Assumptions of global beneficence: Health-care disparity, the WHO and the outcomes of integrative health-care policy at local levels in the Philippines
Author(s) -
Paul Kadetz
Publication year - 2011
Publication title -
biosocieties
Language(s) - English
Resource type - Journals
SCImago Journal Rank - 0.723
H-Index - 28
eISSN - 1745-8560
pISSN - 1745-8552
DOI - 10.1057/biosoc.2010.43
Subject(s) - health care , beneficence , health policy , international health , hrhis , nursing , context (archaeology) , qualitative research , economic growth , medicine , public relations , political science , sociology , autonomy , geography , social science , economics , archaeology , law
Traditional, complementary and alternative medicine (or heterodox health care) functions as the primary source of health care for a majority of populations in low-income countries. The World Health Organization has promoted the integration of heterodox health-care practices and practitioners into formal state and local biomedical health-care systems. Heretofore, the literature has assumed the beneficence of this policy in reducing health-care disparity, without assessing the outcomes of this policy’s implementation. This research examines the impact of health-care integration policy on local health care in communities in four municipalities in the Philippines. Communities in two municipalities that implemented health-care integration (top-down and bottom-up) were compared with two municipalities that did not implement health-care integration. A qualitative design of data collection was utilised.
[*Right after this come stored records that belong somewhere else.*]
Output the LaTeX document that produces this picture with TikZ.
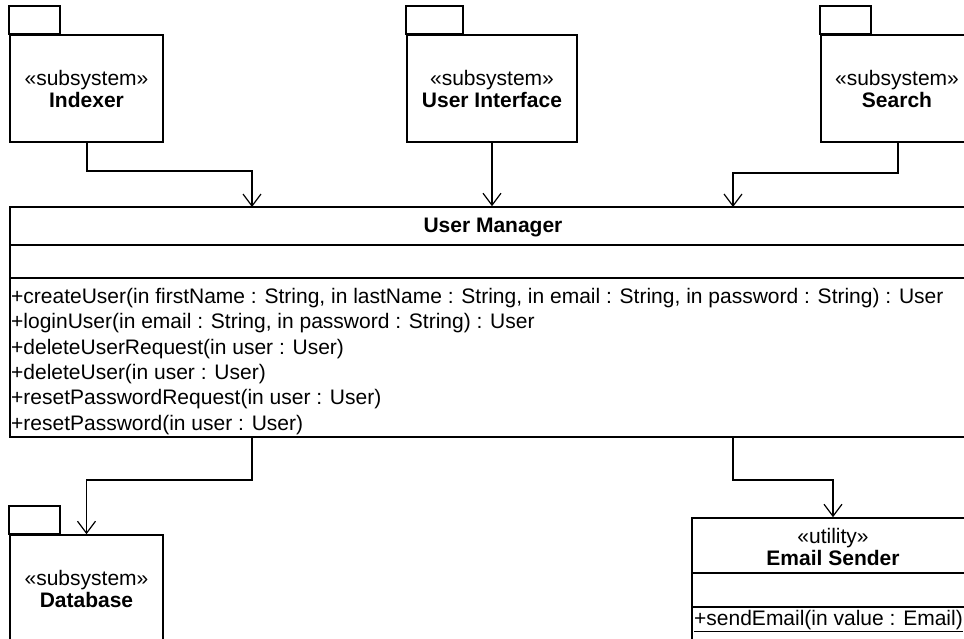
\documentclass[tikz,border=0pt]{standalone}
\usepackage{fontspec}
\setmainfont{Liberation Sans}
\usetikzlibrary{arrows.meta,calc}

\tikzset{
  base/.style={font=\fontsize{21}{22}\selectfont},
  box/.style={draw, line width=1.6pt, inner sep=0pt, rectangle},
  pkg/.style={box, base, minimum width=153pt, minimum height=107pt, align=center},
  tabline/.style={draw, line width=1.6pt},
  conn/.style={line width=1.2pt, -{Straight Barb[length=12pt,width=18pt,line width=1.2pt]}},
  label/.style={base, inner sep=0pt, align=center},
  optext/.style={base, inner sep=0pt, anchor=base west},
}

\begin{document}
\begin{tikzpicture}[x=1pt, y=-1pt]
\useasboundingbox (0,0) rectangle (964,638);
\clip (0,0) rectangle (964,638);

% subsystem packages (body + tab)
\node[pkg] (indexer) at (86.5,88.5) {«subsystem»\\\textbf{Indexer}};
\draw[tabline] (indexer.north west) rectangle ++(51pt,28pt);

\node[pkg, minimum width=170pt] (ui) at (492,88.5) {«subsystem»\\\textbf{User Interface}};
\draw[tabline] (ui.north west) rectangle ++(57pt,28pt);

\node[pkg, minimum width=152pt] (search) at (897,88.5) {«subsystem»\\\textbf{Search}};
\draw[tabline] (search.north west) rectangle ++(51pt,28pt);

\node[pkg] (db) at (86.5,588.5) {«subsystem»\\\textbf{Database}};
\draw[tabline] (db.north west) rectangle ++(51pt,28pt);

% User Manager class
\node[box, minimum width=966pt, minimum height=230pt] (um) at (493,322) {};
\node[label] (umname) at (493,227) {\textbf{User Manager}};
\draw[tabline] ($(um.north west)+(0,39)$) -- ($(um.north east)+(0,39)$);
\draw[tabline] ($(um.north west)+(0,72)$) -- ($(um.north east)+(0,72)$);
\foreach [count=\i] \t in {
  {+createUser(in firstName : String, in lastName : String, in email : String, in password : String) : User},
  {+loginUser(in email : String, in password : String) : User},
  {+deleteUserRequest(in user : User)},
  {+deleteUser(in user : User)},
  {+resetPasswordRequest(in user : User)},
  {+resetPassword(in user : User)}}
  \node[optext] (op\i) at (11,{303.5+25.3*(\i-1)}) {\t};

% Email Sender utility class
\node[box, minimum width=282pt, minimum height=142pt] (es) at (833,589) {};
\node[label] (esname) at (833,547) {«utility»\\\textbf{Email Sender}};
\draw[tabline] ($(es.north west)+(0,56)$) -- ($(es.north east)+(0,56)$);
\draw[tabline] ($(es.north west)+(0,90)$) -- ($(es.north east)+(0,90)$);
\node[optext] (esop) at (694,625) {\underline{+sendEmail(in value : Email)}};

% connector end points on the class boxes
\coordinate (umIn1) at (252,207);
\coordinate (umIn3) at (733,207);
\coordinate (umOut1) at (252,437);
\coordinate (umOut2) at (733,437);
\coordinate (idxOut) at (87,142);
\coordinate (srchOut) at (898,142);

% dependencies
\draw[conn] (idxOut) -- ++(0,29) -| (umIn1);
\draw[conn] (ui.south) -- (ui.south |- um.north);
\draw[conn] (srchOut) -- ++(0,31) -| (umIn3);
\draw[conn] (umOut1) -- ++(0,43) -| (db.north);
\draw[conn] (umOut2) -- ++(0,43) -| (es.north);
\end{tikzpicture}
\end{document}
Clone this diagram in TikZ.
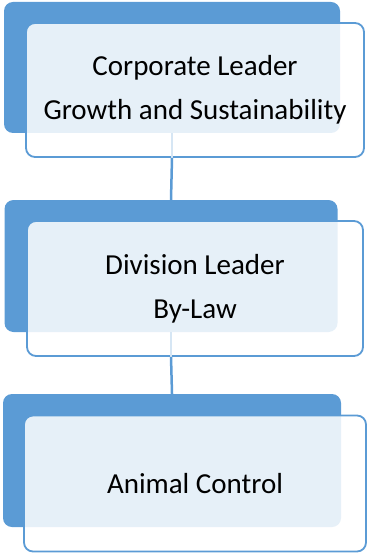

Convenience samples (n=500) of community members, community leaders, health-care providers and key policy actors participated in semi-structured interviews and focus groups to assess the changes in community health-care systems and in community health-care access following health-care integration. The assumptions of beneficence of health-care integration are not supported by this research. Furthermore, this research suggests that health-care integration may not be beneficial to communities if implemented in a manner that ignores the particular needs of a given local context.